Data Mining Tasks in SQL Server Analysis Services
This document outlines the common tasks involved in data mining using SQL Server Analysis Services (SSAS). Data mining allows you to discover patterns, predict future trends, and gain actionable insights from your data.
Understanding Data Mining
Data mining is a process of discovering patterns in large data sets. SQL Server Analysis Services provides a comprehensive set of tools and algorithms to perform various data mining tasks, including:
- Classification: Predicting a categorical outcome.
- Clustering: Grouping similar items together.
- Regression: Predicting a numerical outcome.
- Association Rules: Finding relationships between items.
- Sequence Analysis: Identifying patterns in sequential data.
Common Data Mining Tasks
1. Create a Mining Model
The first step is to define your data mining project and create a mining structure, which serves as a container for your mining models. You'll select the data source, define the cases and predictable attributes, and choose the mining algorithms best suited for your task.
Key Steps:
- Start a new Analysis Services Project in SQL Server Data Tools (SSDT).
- Add a new Mining Structure to the project.
- Select your data source and define the input and predictable columns.
- Choose the appropriate mining algorithm (e.g., Decision Trees, Clustering, Linear Regression).
2. Prepare Data for Mining
The quality of your data significantly impacts the accuracy and effectiveness of your data mining results. Data preparation involves cleaning, transforming, and enriching your data.
Common Data Preparation Tasks:
- Handling Missing Values: Impute or remove records with missing data.
- Outlier Detection: Identify and address extreme values.
- Feature Engineering: Create new attributes from existing ones.
- Data Transformation: Normalize or discretize numerical data.
- Data Aggregation: Summarize data at a higher level.
Note: SSAS offers built-in tools and options within the mining structure editor to assist with many data preparation tasks, such as adding predictable columns or defining relationships.
3. Train a Mining Model
Once the mining structure and data are prepared, you train the mining model.
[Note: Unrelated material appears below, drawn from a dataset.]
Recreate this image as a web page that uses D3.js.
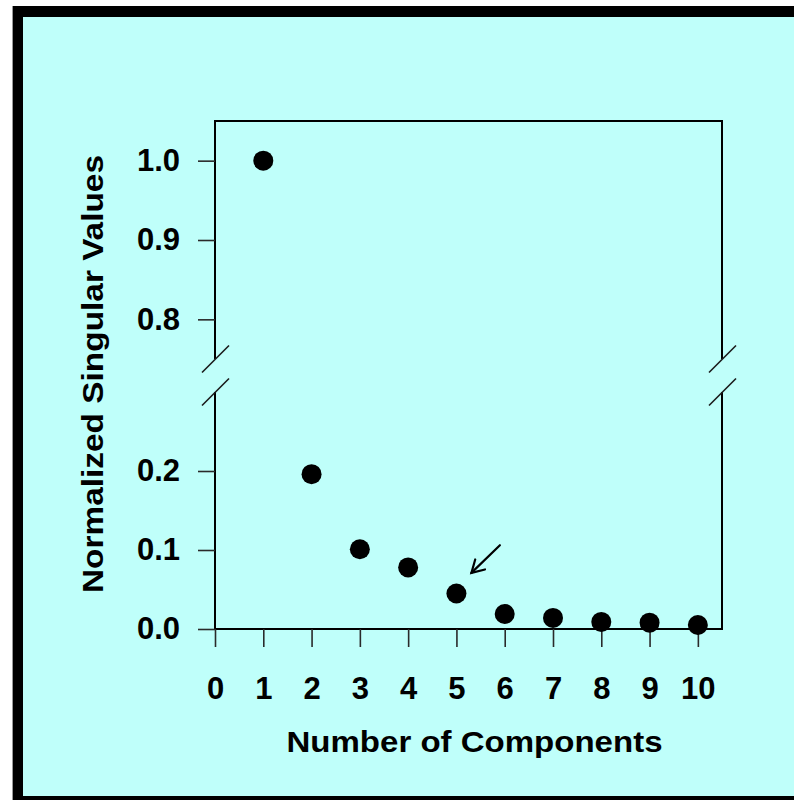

This process involves applying the selected algorithm to your data to discover patterns and build the predictive model.
Process:
- Right-click the mining structure in SSDT and select "Process".
- Choose the "Process Full" option to train the model.
- SSAS will execute the algorithm and store the trained model.
4. Explore and Visualize a Mining Model
After training, you can explore the discovered patterns and relationships using the various viewers available in SSDT.
Available Viewers:
- Decision Tree Viewer: Visualizes decision trees, showing rules and splits.
- Cluster Viewer: Displays clusters, their characteristics, and distributions.
- Linear Regression Viewer: Shows the regression formula and related statistics.
- Association Rules Viewer: Presents common itemsets and their support/confidence.
- Sequence Clustering Viewer: Helps understand sequential patterns.
These viewers allow you to interactively explore the model's findings, identify significant attributes, and understand how the model makes predictions.
5. Predict Data using a Model
You can use the trained mining model to make predictions on new, unseen data. This is typically done using Data Mining Extensions (DMX) queries.
Example DMX Query for Prediction:
SELECT
[Customer].[LastName],
[Customer].[FirstName],
[Sales Predictions].[TotalSales]
FROM
[Sales Model].Predict ([<Sales Data Source>]) AS [Sales Predictions]
WHERE
[Sales Predictions].[TotalSales] > 1000;
The Predict function in DMX takes a data source (which can be a table, query, or another mining model) and returns the predicted values based on the trained model.
6. Evaluate Model Performance
It's crucial to assess how well your mining model performs. SSAS provides tools and metrics for evaluating model accuracy and effectiveness.
Common Evaluation Metrics:
- Classification: Accuracy, Precision, Recall, Confusion Matrix.
- Clustering: Silhouette Coefficient, Cluster Separation.
- Regression: Mean Squared Error (MSE), R-squared.
- Association Rules: Support, Confidence, Lift.
The Model Content viewers also offer insights into model accuracy and potential biases.
7. Deploy and Manage Models
Once you are satisfied with a model, you can deploy it to a production Analysis Services instance. This makes the model available for querying and prediction by applications.
Deployment Steps:
- Deploy the SSAS project to your target server.
- Ensure the database containing the model is processed.
- Applications can then connect to the deployed model using DMX queries.
Model Management:
- Regularly re-train models with new data to maintain accuracy.
- Monitor model performance over time.
- Version and archive models as needed.
Tip: Consider using partitions to manage large datasets and improve processing performance for your mining structures.